--- START Recorded data ---
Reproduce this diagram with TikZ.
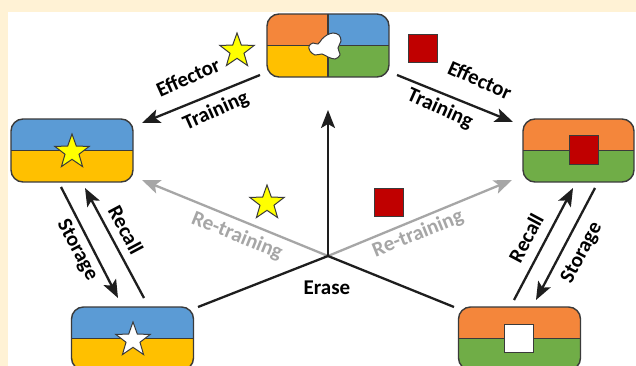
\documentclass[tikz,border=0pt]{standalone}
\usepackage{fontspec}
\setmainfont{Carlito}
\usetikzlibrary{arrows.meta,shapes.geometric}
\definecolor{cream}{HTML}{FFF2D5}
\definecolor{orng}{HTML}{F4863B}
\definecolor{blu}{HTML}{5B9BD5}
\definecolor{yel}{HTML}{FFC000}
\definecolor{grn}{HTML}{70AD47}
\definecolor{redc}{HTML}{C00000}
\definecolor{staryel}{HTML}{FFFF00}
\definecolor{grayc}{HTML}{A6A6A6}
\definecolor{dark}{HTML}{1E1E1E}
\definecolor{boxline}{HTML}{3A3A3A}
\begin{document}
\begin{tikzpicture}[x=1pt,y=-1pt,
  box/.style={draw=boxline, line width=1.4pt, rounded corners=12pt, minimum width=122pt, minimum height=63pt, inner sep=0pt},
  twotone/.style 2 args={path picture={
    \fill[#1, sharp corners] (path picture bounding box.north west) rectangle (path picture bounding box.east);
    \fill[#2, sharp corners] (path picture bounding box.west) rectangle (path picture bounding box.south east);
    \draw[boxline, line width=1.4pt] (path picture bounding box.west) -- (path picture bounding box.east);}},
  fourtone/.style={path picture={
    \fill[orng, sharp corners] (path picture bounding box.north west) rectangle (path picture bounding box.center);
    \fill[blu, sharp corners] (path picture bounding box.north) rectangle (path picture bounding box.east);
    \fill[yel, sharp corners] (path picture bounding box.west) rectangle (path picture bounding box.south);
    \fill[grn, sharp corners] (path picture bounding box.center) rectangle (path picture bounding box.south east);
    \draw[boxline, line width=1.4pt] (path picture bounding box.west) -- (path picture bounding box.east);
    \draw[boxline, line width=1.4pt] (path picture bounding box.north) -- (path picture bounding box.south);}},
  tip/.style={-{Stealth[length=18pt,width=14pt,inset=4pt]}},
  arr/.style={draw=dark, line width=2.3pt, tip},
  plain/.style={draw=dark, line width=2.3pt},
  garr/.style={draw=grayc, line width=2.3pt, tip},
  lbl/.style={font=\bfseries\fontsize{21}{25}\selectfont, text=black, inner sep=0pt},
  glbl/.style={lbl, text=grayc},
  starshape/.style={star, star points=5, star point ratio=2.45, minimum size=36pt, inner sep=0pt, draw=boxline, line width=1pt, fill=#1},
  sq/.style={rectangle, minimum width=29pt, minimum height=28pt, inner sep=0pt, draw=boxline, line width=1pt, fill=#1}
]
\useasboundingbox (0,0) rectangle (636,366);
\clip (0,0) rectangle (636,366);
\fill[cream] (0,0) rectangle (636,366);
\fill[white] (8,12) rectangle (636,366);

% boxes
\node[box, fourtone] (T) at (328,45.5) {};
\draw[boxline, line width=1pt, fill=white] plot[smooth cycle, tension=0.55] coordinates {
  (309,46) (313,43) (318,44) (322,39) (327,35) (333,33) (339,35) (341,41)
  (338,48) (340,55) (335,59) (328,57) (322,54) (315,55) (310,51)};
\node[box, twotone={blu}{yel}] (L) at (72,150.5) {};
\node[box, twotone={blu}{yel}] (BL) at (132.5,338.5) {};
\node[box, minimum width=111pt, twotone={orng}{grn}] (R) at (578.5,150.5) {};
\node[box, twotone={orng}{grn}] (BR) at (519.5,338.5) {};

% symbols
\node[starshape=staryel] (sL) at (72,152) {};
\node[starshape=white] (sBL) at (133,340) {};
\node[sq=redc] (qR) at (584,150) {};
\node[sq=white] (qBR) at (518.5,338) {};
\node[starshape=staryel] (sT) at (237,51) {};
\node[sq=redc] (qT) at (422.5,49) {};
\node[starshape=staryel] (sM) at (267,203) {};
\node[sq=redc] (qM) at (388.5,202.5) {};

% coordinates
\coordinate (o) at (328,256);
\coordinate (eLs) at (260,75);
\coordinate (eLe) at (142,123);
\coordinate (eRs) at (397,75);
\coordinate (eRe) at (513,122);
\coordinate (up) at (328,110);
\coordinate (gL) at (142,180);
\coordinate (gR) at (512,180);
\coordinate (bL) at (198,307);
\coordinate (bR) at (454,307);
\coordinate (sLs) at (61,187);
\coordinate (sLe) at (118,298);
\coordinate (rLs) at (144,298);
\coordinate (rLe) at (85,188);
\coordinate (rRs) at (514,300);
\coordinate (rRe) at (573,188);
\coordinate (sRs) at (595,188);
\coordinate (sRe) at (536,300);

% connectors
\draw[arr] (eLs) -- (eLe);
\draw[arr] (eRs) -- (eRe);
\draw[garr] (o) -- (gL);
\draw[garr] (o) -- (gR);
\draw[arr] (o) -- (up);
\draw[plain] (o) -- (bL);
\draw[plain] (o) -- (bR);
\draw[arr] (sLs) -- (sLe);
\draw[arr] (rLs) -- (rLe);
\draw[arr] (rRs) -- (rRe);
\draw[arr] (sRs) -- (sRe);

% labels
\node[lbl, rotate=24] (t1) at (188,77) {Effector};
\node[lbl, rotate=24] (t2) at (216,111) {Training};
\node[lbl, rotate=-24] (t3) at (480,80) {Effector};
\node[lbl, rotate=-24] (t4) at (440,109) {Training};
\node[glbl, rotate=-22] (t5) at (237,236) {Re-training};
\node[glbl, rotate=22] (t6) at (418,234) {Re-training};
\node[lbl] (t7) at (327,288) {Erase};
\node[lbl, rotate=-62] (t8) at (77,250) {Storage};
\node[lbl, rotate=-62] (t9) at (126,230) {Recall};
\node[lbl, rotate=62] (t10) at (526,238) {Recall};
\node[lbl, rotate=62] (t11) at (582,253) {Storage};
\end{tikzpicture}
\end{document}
--- END Recorded data ---
Extract the full listing exactly, with the pictures left out.

Reproduce this diagram with TikZ.
\documentclass[tikz,border=0pt]{standalone}
\usepackage{fontspec}
\setmainfont{Carlito}
\usetikzlibrary{arrows.meta,shapes.geometric}
\definecolor{cream}{HTML}{FFF2D5}
\definecolor{orng}{HTML}{F4863B}
\definecolor{blu}{HTML}{5B9BD5}
\definecolor{yel}{HTML}{FFC000}
\definecolor{grn}{HTML}{70AD47}
\definecolor{redc}{HTML}{C00000}
\definecolor{staryel}{HTML}{FFFF00}
\definecolor{grayc}{HTML}{A6A6A6}
\definecolor{dark}{HTML}{1E1E1E}
\definecolor{boxline}{HTML}{3A3A3A}
\begin{document}
\begin{tikzpicture}[x=1pt,y=-1pt,
  box/.style={draw=boxline, line width=1.4pt, rounded corners=12pt, minimum width=122pt, minimum height=63pt, inner sep=0pt},
  twotone/.style 2 args={path picture={
    \fill[#1, sharp corners] (path picture bounding box.north west) rectangle (path picture bounding box.east);
    \fill[#2, sharp corners] (path picture bounding box.west) rectangle (path picture bounding box.south east);
    \draw[boxline, line width=1.4pt] (path picture bounding box.west) -- (path picture bounding box.east);}},
  fourtone/.style={path picture={
    \fill[orng, sharp corners] (path picture bounding box.north west) rectangle (path picture bounding box.center);
    \fill[blu, sharp corners] (path picture bounding box.north) rectangle (path picture bounding box.east);
    \fill[yel, sharp corners] (path picture bounding box.west) rectangle (path picture bounding box.south);
    \fill[grn, sharp corners] (path picture bounding box.center) rectangle (path picture bounding box.south east);
    \draw[boxline, line width=1.4pt] (path picture bounding box.west) -- (path picture bounding box.east);
    \draw[boxline, line width=1.4pt] (path picture bounding box.north) -- (path picture bounding box.south);}},
  tip/.style={-{Stealth[length=18pt,width=14pt,inset=4pt]}},
  arr/.style={draw=dark, line width=2.3pt, tip},
  plain/.style={draw=dark, line width=2.3pt},
  garr/.style={draw=grayc, line width=2.3pt, tip},
  lbl/.style={font=\bfseries\fontsize{21}{25}\selectfont, text=black, inner sep=0pt},
  glbl/.style={lbl, text=grayc},
  starshape/.style={star, star points=5, star point ratio=2.45, minimum size=36pt, inner sep=0pt, draw=boxline, line width=1pt, fill=#1},
  sq/.style={rectangle, minimum width=29pt, minimum height=28pt, inner sep=0pt, draw=boxline, line width=1pt, fill=#1}
]
\useasboundingbox (0,0) rectangle (636,366);
\clip (0,0) rectangle (636,366);
\fill[cream] (0,0) rectangle (636,366);
\fill[white] (8,12) rectangle (636,366);

% boxes
\node[box, fourtone] (T) at (328,45.5) {};
\draw[boxline, line width=1pt, fill=white] plot[smooth cycle, tension=0.55] coordinates {
  (309,46) (313,43) (318,44) (322,39) (327,35) (333,33) (339,35) (341,41)
  (338,48) (340,55) (335,59) (328,57) (322,54) (315,55) (310,51)};
\node[box, twotone={blu}{yel}] (L) at (72,150.5) {};
\node[box, twotone={blu}{yel}] (BL) at (132.5,338.5) {};
\node[box, minimum width=111pt, twotone={orng}{grn}] (R) at (578.5,150.5) {};
\node[box, twotone={orng}{grn}] (BR) at (519.5,338.5) {};

% symbols
\node[starshape=staryel] (sL) at (72,152) {};
\node[starshape=white] (sBL) at (133,340) {};
\node[sq=redc] (qR) at (584,150) {};
\node[sq=white] (qBR) at (518.5,338) {};
\node[starshape=staryel] (sT) at (237,51) {};
\node[sq=redc] (qT) at (422.5,49) {};
\node[starshape=staryel] (sM) at (267,203) {};
\node[sq=redc] (qM) at (388.5,202.5) {};

% coordinates
\coordinate (o) at (328,256);
\coordinate (eLs) at (260,75);
\coordinate (eLe) at (142,123);
\coordinate (eRs) at (397,75);
\coordinate (eRe) at (513,122);
\coordinate (up) at (328,110);
\coordinate (gL) at (142,180);
\coordinate (gR) at (512,180);
\coordinate (bL) at (198,307);
\coordinate (bR) at (454,307);
\coordinate (sLs) at (61,187);
\coordinate (sLe) at (118,298);
\coordinate (rLs) at (144,298);
\coordinate (rLe) at (85,188);
\coordinate (rRs) at (514,300);
\coordinate (rRe) at (573,188);
\coordinate (sRs) at (595,188);
\coordinate (sRe) at (536,300);

% connectors
\draw[arr] (eLs) -- (eLe);
\draw[arr] (eRs) -- (eRe);
\draw[garr] (o) -- (gL);
\draw[garr] (o) -- (gR);
\draw[arr] (o) -- (up);
\draw[plain] (o) -- (bL);
\draw[plain] (o) -- (bR);
\draw[arr] (sLs) -- (sLe);
\draw[arr] (rLs) -- (rLe);
\draw[arr] (rRs) -- (rRe);
\draw[arr] (sRs) -- (sRe);

% labels
\node[lbl, rotate=24] (t1) at (188,77) {Effector};
\node[lbl, rotate=24] (t2) at (216,111) {Training};
\node[lbl, rotate=-24] (t3) at (480,80) {Effector};
\node[lbl, rotate=-24] (t4) at (440,109) {Training};
\node[glbl, rotate=-22] (t5) at (237,236) {Re-training};
\node[glbl, rotate=22] (t6) at (418,234) {Re-training};
\node[lbl] (t7) at (327,288) {Erase};
\node[lbl, rotate=-62] (t8) at (77,250) {Storage};
\node[lbl, rotate=-62] (t9) at (126,230) {Recall};
\node[lbl, rotate=62] (t10) at (526,238) {Recall};
\node[lbl, rotate=62] (t11) at (582,253) {Storage};
\end{tikzpicture}
\end{document}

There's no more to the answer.